Rep. Jared Polis (D-Colo.) has invited President Barack Obama and Senate Majority Leader Harry Reid (D-Nev.) to join him on a marijuana tour in Colorado, following the rollout of the state's new law legalizing the sale of recreational pot.
“I invited the president and Majority Leader Reid to visit Colorado to demonstrate to them that their recent comments softening their positions on marijuana are on the right track," Polis said to The Huffington Post. "The war on marijuana has failed, and I am confident that if they can see, firsthand, how new regulations can reduce crime, help fund education and keep drugs out of the hands of children, they will recognize that lifting the federal marijuana prohibition is the right thing to do.”
Although marijuana remains illegal under federal law, Attorney General Eric Holder announced in August that the U.S. Department of Justice would not interfere, at least at first, with Colorado's and Washington state's new marijuana laws -- a dramatic policy shift following the federal government's decades-long federal war on marijuana.
Popular support for the drug also appears to be on the rise. Recent polls have shown that a majority of Americans support both the legalization of marijuana for medical use and for recreational use. There's early speculation that marijuana could become a wedge issue in the 2016 presidential election.

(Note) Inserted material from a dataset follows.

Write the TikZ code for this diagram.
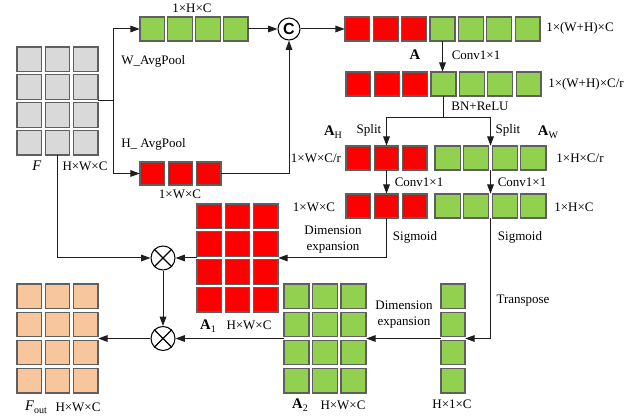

Recreational marijuana legalization passed 55 percent to 45 percent in Colorado in 2012, but it wasn't until New Years Day that the first retail sales began. Twenty states and the District of Columbia have legalized medical marijuana use already and more than a dozen more could legalize weed for recreational use in the coming years.
"Elected officials who are making decisions about marijuana laws better have an understanding of marijuana and how those laws work," said Mason Tvert, communications director of Marijuana Policy Project, to HuffPost. "All too often, we see legislators decrying systems of regulated marijuana cultivation and sales without ever having seen such a system."
In a letter drafted Thursday, Polis offers to take Obama and Reid to see a legal dispensary and a grow operation. "I am confident that when you see Colorado’s work to implement the law while protecting children and raising revenue for our schools firsthand, we can begin to make similar efforts on a federal level," Polis wrote.
Michael Elliott, executive director of the Medical Marijuana Industry Group, agreed with Polis, noting that Colorado has developed more than 500 pages of marijuana laws and regulations.
"Our regulations are complete with mandatory background checks for owners and employees, background investigations and disclosures for the financing of the businesses, new packaging, labeling and testing standards, and a new seed-to-sale tracking program complete with RFID [tracking ID] tags," Elliott said.
Here's the full text of Polis' letter to Obama and Reid, provided by office:
Dear President Obama and Majority Leader Reid:
I am writing to thank you both for your recent comments regarding your shifting positions on the regulation and legalization of marijuana. It is vital that our nation’s leaders recognize that marijuana’s placement on Schedule I of the Controlled Substances Act has cost taxpayers millions of dollars and has classified countless people as criminals simply for using or being in possession of a substance that, as you noted, Mr. President, is less dangerous than alcohol “in terms of its individual impact on consumers.”
As you both know, the state of Colorado began the regulated and legal sale of marijuana on January 1st, 2014, following the approval of Amendment 64 by the voters in the 2012 election. By regulating marijuana in the same way we do alcohol, Colorado has an opportunity to reduce crime and to help keep marijuana out of the hands of children. Mr. President, I appreciate your acknowledgement that often times, minorities and populations with lower incomes are disproportionately affected by the criminalization of marijuana.
Majority Leader Reid, I was also encouraged by your assessment that, “We waste a lot of time and law enforcement,” going after marijuana users. Since the law has been implemented in Colorado, we have been fortunate to see the number of cases filed in regards to marijuana offenses plummet by 77 percent. I was also pleased to read the Majority Leader’s comments regarding how individuals who are suffering from an illness can often benefit from the relief provided by marijuana. For many, access to marijuana is the difference between being able to be treated for a life threatening illness or suffer even greater discomfort. As we strive to continue bringing our citizens the best health care in the world, we must be cognizant of the potential benefits that medicinal marijuana provides, and work to end the federal classification of marijuana, that according to U.S. Code has “no currently accepted medical use in treatment in the United States.”.
I also agree with the assessment that legalization of marijuana is not necessarily a one-size-fits-all solution to the most pressing social problems of the day, and that it is a vice with potential negative health effects. We must be diligent in continuing to expand educational opportunities for children, discouraging the abuse of drugs and alcohol, keeping drivers under the influence of alcohol or marijuana off the roads, and increasing awareness of the dangers associated with their use.
It is with this in mind that I would like to extend an invitation to both of you to visit Colorado and join me to visit a legal dispensary and grow operation to see how the law is being implemented in the state. I am confident that when you see Colorado’s work to implement the law while protecting children and raising revenue for our schools firsthand, we can begin to make similar efforts on a federal level.
Thank you for your consideration of my letter and I look forward to your response.